Tuesday, March 24, 2015

Egg Sucking Leech Tute

                                                           Egg Sucking Leeches

 I wanted a thinner profile of the leech pattern than a typical Woolly Bugger. I only used one hank of marabou, with long strands, for the tail as well as palmering the rib with ostrich herl.
 I use chenille for the egg and tied it down between the body and egg. I thought that this was best so there is no thread visible just behind the hook eye.

Hook; #8 4x long streamer
Thread; black 3/0
Weight; .020 lead wire
Tail; black marabou, 1 hank with strands
Rib; 2 strands of black ostrich herl, palmered
Body; black chenille
Egg; pink, orange or fuschia chenille

1. Thread base shank of hook with thread stopped at hook point

 2. From this starting point counter wrap lead wire forward.
Wind a few thread wraps over lead and bring thread back to bend

3. Tie in 1 hank of marabou trimming off just behind lead coils and secure.

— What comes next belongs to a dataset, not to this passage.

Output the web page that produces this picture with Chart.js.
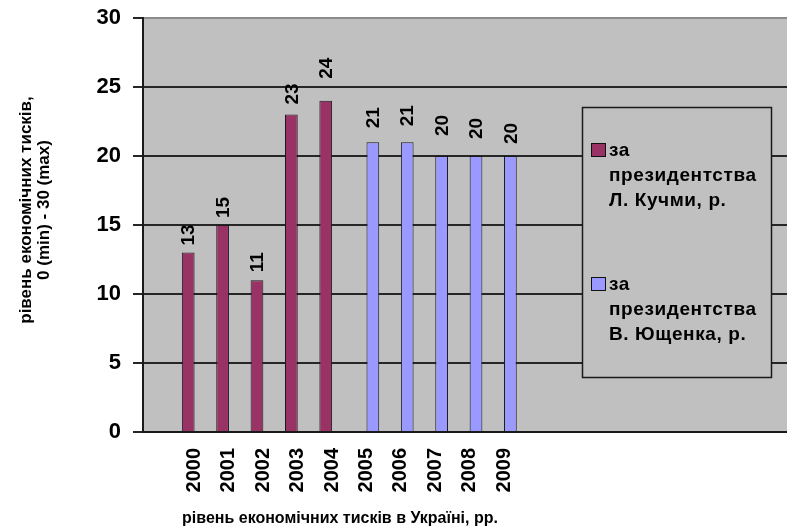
<!DOCTYPE html>
<html>
<head>
<meta charset="utf-8">
<script src="https://cdn.jsdelivr.net/npm/chart.js@4/dist/chart.umd.min.js"></script>
<style>
  html, body { margin: 0; padding: 0; background: #ffffff; overflow: hidden; }
  #wrap { width: 787px; height: 532px; }
</style>
</head>
<body>
<div id="wrap"><canvas id="chart" width="787" height="532"></canvas></div>
<script>
// Economic pressure level in Ukraine by year, 0 (min) - 30 (max)
const kuchmaYears = [2000, 2001, 2002, 2003, 2004];
const kuchmaValues = [13, 15, 11, 23, 24];
const yushchenkoYears = [2005, 2006, 2007, 2008, 2009];
const yushchenkoValues = [21, 21, 20, 20, 20];
const yearTicks = [2000, 2001, 2002, 2003, 2004, 2005, 2006, 2007, 2008, 2009];
const valueTicks = [0, 5, 10, 15, 20, 25, 30];
const seriesNames = [
  ['за', 'президентства', 'Л. Кучми, р.'],
  ['за', 'президентства', 'В. Ющенка, р.']
];
const yTitleLines = ['рівень економічних тисків,', '0 (min) - 30 (max)'];
const xTitleText = 'рівень економічних тисків в Україні, рр.';

const FONT = "'Liberation Sans', Arial, Helvetica, sans-serif";
const COLORS = ['#993366', '#9999ff'];

function points(xs, ys) {
  return xs.map((x, i) => ({ x: x, y: ys[i] }));
}

// grey plot background
const plotBackground = {
  id: 'plotBackground',
  beforeDraw(chart) {
    const { ctx, chartArea: a } = chart;
    ctx.save();
    ctx.fillStyle = '#c0c0c0';
    ctx.fillRect(a.left, a.top, a.right - a.left, a.bottom - a.top);
    ctx.restore();
  }
};

// vertical value labels above each bar
const barValueLabels = {
  id: 'barValueLabels',
  afterDatasetsDraw(chart, args, opts) {
    const { ctx } = chart;
    ctx.save();
    ctx.font = 'bold 19px ' + FONT;
    ctx.fillStyle = '#000';
    ctx.textAlign = 'left';
    ctx.textBaseline = 'middle';
    let k = 0;
    chart.data.datasets.forEach((ds, di) => {
      const meta = chart.getDatasetMeta(di);
      meta.data.forEach((bar, i) => {
        const gap = opts.gaps[k++] ?? 10;
        ctx.save();
        ctx.translate(bar.x + 1, bar.y - gap);
        ctx.rotate(-Math.PI / 2);
        ctx.fillText(String(ds.data[i].y), 0, 0);
        ctx.restore();
      });
    });
    ctx.restore();
  }
};

// boxed legend over the plot area and both axis titles
const sideLegendAndTitles = {
  id: 'sideLegendAndTitles',
  afterDraw(chart) {
    const { ctx } = chart;
    ctx.save();
    // legend box
    ctx.fillStyle = '#c0c0c0';
    ctx.fillRect(582, 107, 189, 270);
    ctx.strokeStyle = '#1a1a1a';
    ctx.lineWidth = 1.5;
    ctx.strokeRect(582.5, 107.5, 189, 270);

    ctx.font = 'bold 19px ' + FONT;
    if ('letterSpacing' in ctx) ctx.letterSpacing = '0.6px';
    ctx.textAlign = 'left';
    ctx.textBaseline = 'alphabetic';
    const itemTops = [143, 277];
    chart.data.datasets.forEach((ds, di) => {
      const top = itemTops[di];
      ctx.fillStyle = ds.backgroundColor;
      ctx.fillRect(591, top, 15, 14);
      ctx.strokeStyle = '#111';
      ctx.lineWidth = 1;
      ctx.strokeRect(591.5, top + 0.5, 14, 13);
      ctx.fillStyle = '#000';
      seriesNames[di].forEach((line, li) => {
        ctx.fillText(line, 609, top + 13 + li * 25);
      });
    });
    if ('letterSpacing' in ctx) ctx.letterSpacing = '0px';

    // y axis title (two lines, rotated)
    ctx.font = 'bold 17px ' + FONT;
    ctx.textAlign = 'center';
    ctx.textBaseline = 'middle';
    yTitleLines.forEach((line, li) => {
      ctx.save();
      ctx.translate(26 + li * 18, 210);
      ctx.rotate(-Math.PI / 2);
      ctx.fillText(line, 0, 0);
      ctx.restore();
    });

    // x axis title
    ctx.font = 'bold 16px ' + FONT;
    ctx.fillText(xTitleText, 340, 519);
    ctx.restore();
  }
};

new Chart(document.getElementById('chart'), {
  type: 'bar',
  data: {
    datasets: [
      {
        label: seriesNames[0].join(' '),
        data: points(kuchmaYears, kuchmaValues),
        backgroundColor: COLORS[0],
        borderColor: '#1a1a1a',
        borderWidth: 1
      },
      {
        label: seriesNames[1].join(' '),
        data: points(yushchenkoYears, yushchenkoValues),
        backgroundColor: COLORS[1],
        borderColor: '#1a1a1a',
        borderWidth: 1
      }
    ]
  },
  options: {
    responsive: false,
    animation: false,
    events: [],
    barPercentage: 1.0,
    categoryPercentage: 0.74,
    layout: { padding: { left: 0, top: 18, right: 0, bottom: 0 } },
    plugins: {
      legend: { display: false },
      tooltip: { enabled: false },
      barValueLabels: { gaps: [7, 7, 8, 10, 22, 14, 16, 20, 17, 12] }
    },
    scales: {
      x: {
        type: 'linear',
        min: 1998.5,
        max: 2017.23,
        offset: false,
        afterFit(scale) {
          scale.height = 100;
          scale.paddingLeft = 0;
          scale.paddingRight = 0;
        },
        afterBuildTicks(scale) { scale.ticks = yearTicks.map(v => ({ value: v })); },
        grid: { display: false },
        border: { display: true, color: '#1a1a1a', width: 2 },
        ticks: {
          autoSkip: false,
          minRotation: 90,
          maxRotation: 90,
          padding: 8,
          color: '#000',
          font: { family: FONT, size: 20, weight: 'bold' },
          callback: v => String(v)
        }
      },
      y: {
        min: 0,
        max: 30,
        afterFit(scale) {
          scale.width = 143;
          scale.paddingTop = 0;
          scale.paddingBottom = 0;
        },
        afterBuildTicks(scale) { scale.ticks = valueTicks.map(v => ({ value: v })); },
        grid: {
          color: c => (c.tick && c.tick.value === 30 ? '#8c8c8c' : '#262626'),
          lineWidth: 2,
          tickLength: 10,
          tickColor: '#262626'
        },
        border: { display: true, color: '#1a1a1a', width: 2 },
        ticks: {
          padding: 12,
          color: '#000',
          font: { family: FONT, size: 22, weight: 'bold' }
        }
      }
    }
  },
  plugins: [plotBackground, barValueLabels, sideLegendAndTitles]
});
</script>
</body>
</html>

4. Tie in two ostrich herls by the tips.

5. Tie in body chenille at bend and extending behind eye of hook over lead wire as shown.

6. Wrap body chenille in tight wraps to just in front of lead wire. Leave plenty of room behind eye.

7. Palmer ostrich herl over body and secure in front of lead wire.

 8. Tie in egg chenille extending over body of leech. Notice I finish by bringing the thread behind and between the egg chenille and body.

9. Wrap the egg chenille forward behind eye than back to body creating a ball.

10. With the chenille behind the thread, and angling back, bring thread up and through the gap. On the other side catch the chenille with thread between the egg and body. Secure with three to four wraps of thread.

12. Trim off loose chenille, whip finish behind egg and I add head cement to thread.

I tie some of these in white, ribbed with gray ostrich herl also.